Larry Kudlow who, bless his heart, has stuck around in the Trump administration despite being consistently proven wrong in his contention that Donald Trump is a “free trader at heart”, said a lot on Monday following the trade truce struck over dinner in Argentina on Saturday.
Analysts and other market commentators are generally skeptical about the odds that the bevy of complex issues at the heart of the trade dispute can in fact be solved during the 90-day ceasefire that was part and parcel of the Trump-Xi detente. Specifically, “experts” are worried that the extremely thorny issues of IP theft and forced technology transfer can’t be satisfactorily addressed in the space of just three months.
Kudlow attempted to allay those concerns, insisting that Washington and Beijing are actually “pretty close on some agreements on IP theft, pretty close to some agreements on the forced transfer of technology from American companies.” Pressed for details on the meaning of “pretty close”, Kudlow would say only this:
[Those] issues are kind of on the front burner, hot list that we’ve developed with them.
Larry also went out of his way to try and validate Trump’s auto tariff tweets. Here is Kudlow’s account of a conversation he had with Vice Premier Liu He:
He said several times, and I pushed him on this, that the China changes with respect to tariffs and non-tariff barriers and other structural issues would begin immediately. I said, ‘What do you mean immediately?’ And he said ‘immediately.’
Ok. So we’re talking “immediately”, then, is that correct?
Obviously, this is all still in flux. There are no concrete details around any of this, which isn’t necessarily bearish considering there was exactly no chance that these kinds of complex negotiations were going to make any headway over a two-hour dinner at the tail-end of a G20 summit.
Kudlow also suggested that the 90-day truce would actually start on January 1, which one assumes is good news (it would effectively mean the market will get four months of reprieve from this insanity instead of three), unless of course Trump were to try and claim he can do whatever he wants between now and the turn of the year, which doesn’t seem likely.
As you might expect, the commentary from the sellside continues to pour in. For their part, BNP thinks the odds of an actual, “real” deal (where that means a comprehensive agreement) have indeed risen. “Beijing is committed to meeting US demands”, the bank writes, in a note dated Monday, adding the following:
[China] agrees that the growing trade imbalance with the US is unsustainable and is eager to reduce the gap through mutual efforts; China is determined to rebalance its growth sources by promoting domestic demand and opening up its domestic market; it is committed to upgrading its growth model by being more reliant on innovation, and IP protection has become its endogenous requirement; SOE monopoly, administrative discrimination, unfair competition and “Guojin Mintui” (the state sector crowding out private business) have been the domestic complaints, and to provide a level playing field for reciprocal competition has become essential for China’s future growth.

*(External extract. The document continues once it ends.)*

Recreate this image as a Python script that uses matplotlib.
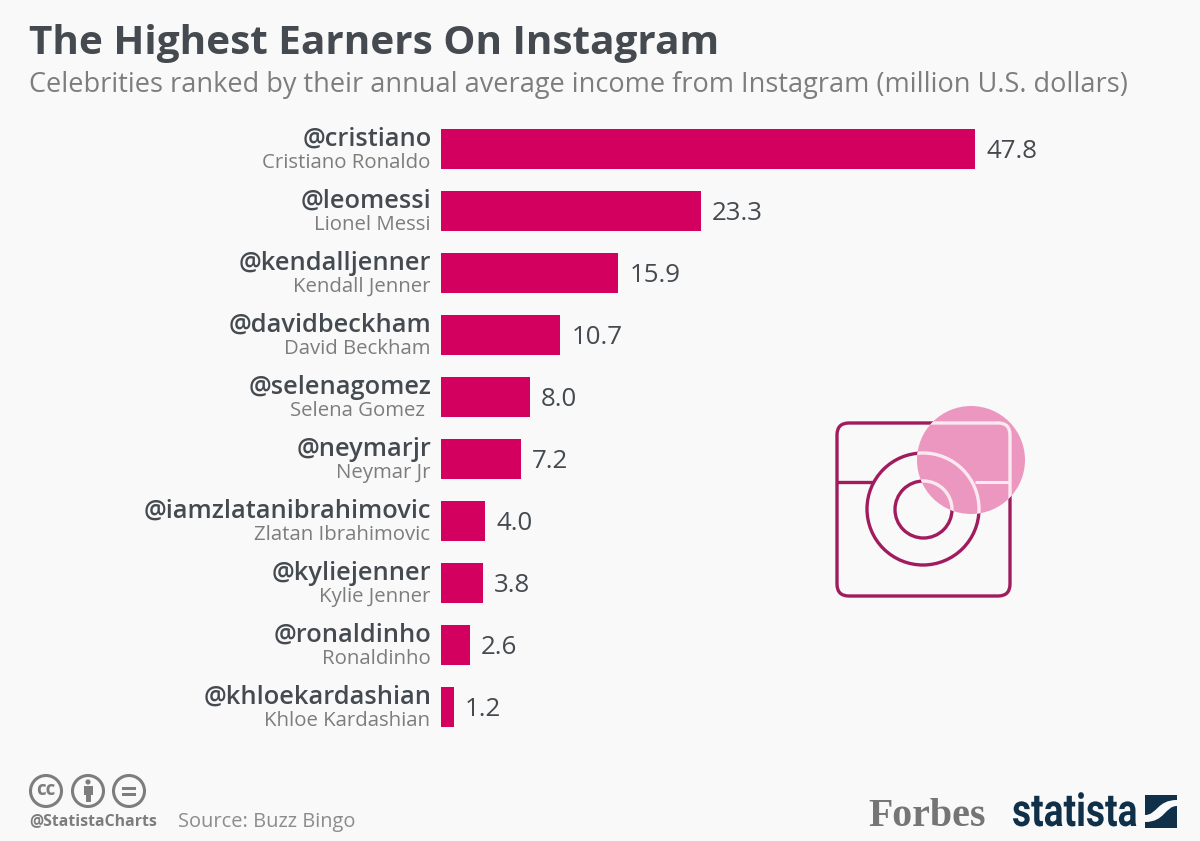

As far as the read-through for markets, BNP sees scope for a continuation of the relief rally, although the bank admits it may be short-lived. “After the initial excitement dies down, though, investors may still be concerned about the feasibility of reaching a comprehensive agreement on many of the structural trade issues in just 90 days”, BNP says, before noting that when it comes to the yuan, “a truce offers more support for RMB on top of the dovish tone of the Federal Reserve [and] there is much less possibility of yuan breaking through the 7.0 level.”

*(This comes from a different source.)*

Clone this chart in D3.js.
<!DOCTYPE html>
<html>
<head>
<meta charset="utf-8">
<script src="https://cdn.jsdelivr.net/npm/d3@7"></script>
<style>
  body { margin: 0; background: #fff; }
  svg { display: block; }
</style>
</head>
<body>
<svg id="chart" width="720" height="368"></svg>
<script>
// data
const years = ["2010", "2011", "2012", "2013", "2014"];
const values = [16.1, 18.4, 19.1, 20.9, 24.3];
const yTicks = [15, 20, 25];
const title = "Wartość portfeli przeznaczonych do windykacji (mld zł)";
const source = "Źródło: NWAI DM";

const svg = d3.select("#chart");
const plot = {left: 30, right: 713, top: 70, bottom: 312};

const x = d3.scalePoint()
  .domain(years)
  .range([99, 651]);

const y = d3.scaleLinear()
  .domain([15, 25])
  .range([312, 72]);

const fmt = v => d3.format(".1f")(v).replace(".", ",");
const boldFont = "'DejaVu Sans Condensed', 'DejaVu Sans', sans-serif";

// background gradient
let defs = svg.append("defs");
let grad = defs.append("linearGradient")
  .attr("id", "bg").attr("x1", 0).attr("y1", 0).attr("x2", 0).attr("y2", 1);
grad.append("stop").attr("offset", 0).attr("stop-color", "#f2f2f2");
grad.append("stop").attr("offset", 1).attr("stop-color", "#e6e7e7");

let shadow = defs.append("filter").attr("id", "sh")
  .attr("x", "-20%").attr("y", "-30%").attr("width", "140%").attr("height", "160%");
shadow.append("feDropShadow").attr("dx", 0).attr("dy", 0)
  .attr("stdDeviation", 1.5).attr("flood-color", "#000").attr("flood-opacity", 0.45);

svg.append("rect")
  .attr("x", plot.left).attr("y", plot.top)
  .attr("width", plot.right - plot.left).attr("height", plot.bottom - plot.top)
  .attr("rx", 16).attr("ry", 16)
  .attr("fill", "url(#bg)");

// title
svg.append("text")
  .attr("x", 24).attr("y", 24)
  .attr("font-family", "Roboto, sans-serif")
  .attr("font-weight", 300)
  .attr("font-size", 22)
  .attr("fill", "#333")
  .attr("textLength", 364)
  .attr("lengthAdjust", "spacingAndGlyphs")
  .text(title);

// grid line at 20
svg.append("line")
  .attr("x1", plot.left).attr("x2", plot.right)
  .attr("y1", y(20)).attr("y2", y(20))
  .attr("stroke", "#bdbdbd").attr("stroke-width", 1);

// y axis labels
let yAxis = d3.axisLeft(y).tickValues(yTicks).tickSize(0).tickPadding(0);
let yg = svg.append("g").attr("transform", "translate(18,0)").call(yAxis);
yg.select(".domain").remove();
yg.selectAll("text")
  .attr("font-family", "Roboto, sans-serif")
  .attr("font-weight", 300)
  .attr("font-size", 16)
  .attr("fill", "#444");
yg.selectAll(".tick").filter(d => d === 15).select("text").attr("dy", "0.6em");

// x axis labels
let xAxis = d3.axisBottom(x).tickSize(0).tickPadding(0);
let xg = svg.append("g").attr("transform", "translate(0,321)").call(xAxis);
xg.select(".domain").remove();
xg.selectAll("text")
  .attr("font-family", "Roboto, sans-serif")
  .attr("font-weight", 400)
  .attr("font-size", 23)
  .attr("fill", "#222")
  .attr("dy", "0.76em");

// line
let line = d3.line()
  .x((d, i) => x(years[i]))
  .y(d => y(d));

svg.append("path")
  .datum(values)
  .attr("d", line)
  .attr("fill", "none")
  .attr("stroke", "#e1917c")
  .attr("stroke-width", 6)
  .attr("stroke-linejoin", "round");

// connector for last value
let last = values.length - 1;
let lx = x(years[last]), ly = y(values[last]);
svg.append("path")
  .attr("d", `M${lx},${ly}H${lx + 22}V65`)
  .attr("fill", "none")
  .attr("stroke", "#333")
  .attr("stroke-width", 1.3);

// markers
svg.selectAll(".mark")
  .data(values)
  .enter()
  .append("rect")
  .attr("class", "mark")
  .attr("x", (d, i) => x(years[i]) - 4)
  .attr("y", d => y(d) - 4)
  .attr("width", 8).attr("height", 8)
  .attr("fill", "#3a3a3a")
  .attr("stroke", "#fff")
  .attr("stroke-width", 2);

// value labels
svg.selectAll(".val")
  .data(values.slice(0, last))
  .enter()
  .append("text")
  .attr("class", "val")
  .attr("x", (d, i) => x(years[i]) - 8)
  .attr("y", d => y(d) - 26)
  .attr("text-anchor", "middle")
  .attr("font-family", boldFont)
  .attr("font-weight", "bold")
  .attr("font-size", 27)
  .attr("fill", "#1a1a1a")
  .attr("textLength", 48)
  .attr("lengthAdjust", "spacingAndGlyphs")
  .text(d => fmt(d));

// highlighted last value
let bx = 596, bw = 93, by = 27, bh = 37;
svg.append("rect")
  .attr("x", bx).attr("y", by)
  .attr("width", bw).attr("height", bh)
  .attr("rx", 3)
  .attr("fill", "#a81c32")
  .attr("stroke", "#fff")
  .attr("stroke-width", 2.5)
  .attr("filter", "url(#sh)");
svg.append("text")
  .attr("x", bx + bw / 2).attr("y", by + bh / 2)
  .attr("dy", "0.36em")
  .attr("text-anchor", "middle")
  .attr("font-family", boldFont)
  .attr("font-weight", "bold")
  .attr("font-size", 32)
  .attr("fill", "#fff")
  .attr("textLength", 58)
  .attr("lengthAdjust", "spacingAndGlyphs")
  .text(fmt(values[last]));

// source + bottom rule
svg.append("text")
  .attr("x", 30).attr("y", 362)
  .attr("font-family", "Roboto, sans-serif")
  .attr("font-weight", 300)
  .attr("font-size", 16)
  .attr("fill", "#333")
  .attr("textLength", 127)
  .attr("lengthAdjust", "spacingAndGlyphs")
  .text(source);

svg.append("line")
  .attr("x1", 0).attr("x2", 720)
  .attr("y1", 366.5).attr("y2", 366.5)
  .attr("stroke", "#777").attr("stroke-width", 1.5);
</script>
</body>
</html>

On Monday, the offshore yuan extended gains in the New York session, rising the most in more than three months on huge volume.
Meanwhile, Barclays is pretty upbeat about the situation. “We remain optimistic about the possibility of progress being made in the upcoming negotiations, with China making adjustments to address the US concerns in the next three months despite the widely expected volatility and difficulties”, the bank writes, in their own trade truce post-mortem.
The bank also says they “continue to believe China will allow greater market access to a wide range of sectors, make legal institutional changes for better IP protection, and commit to a more fair and level playing field for state versus private/foreign companies, which would serve China’s own interests of growth and development.”
The bottom line for Barclays is that the “better case” scenario outlined in the following table is now more likely.
You can draw your own conclusions. What we would reiterate is that the public’s tolerance for Trump’s quixotic endeavor seems to be waning and the market’s patience ran out a long time ago. Presumably, he’ll have to come to his senses, especially if China does give ground on some of the issues Beijing has previously insisted are non-starters.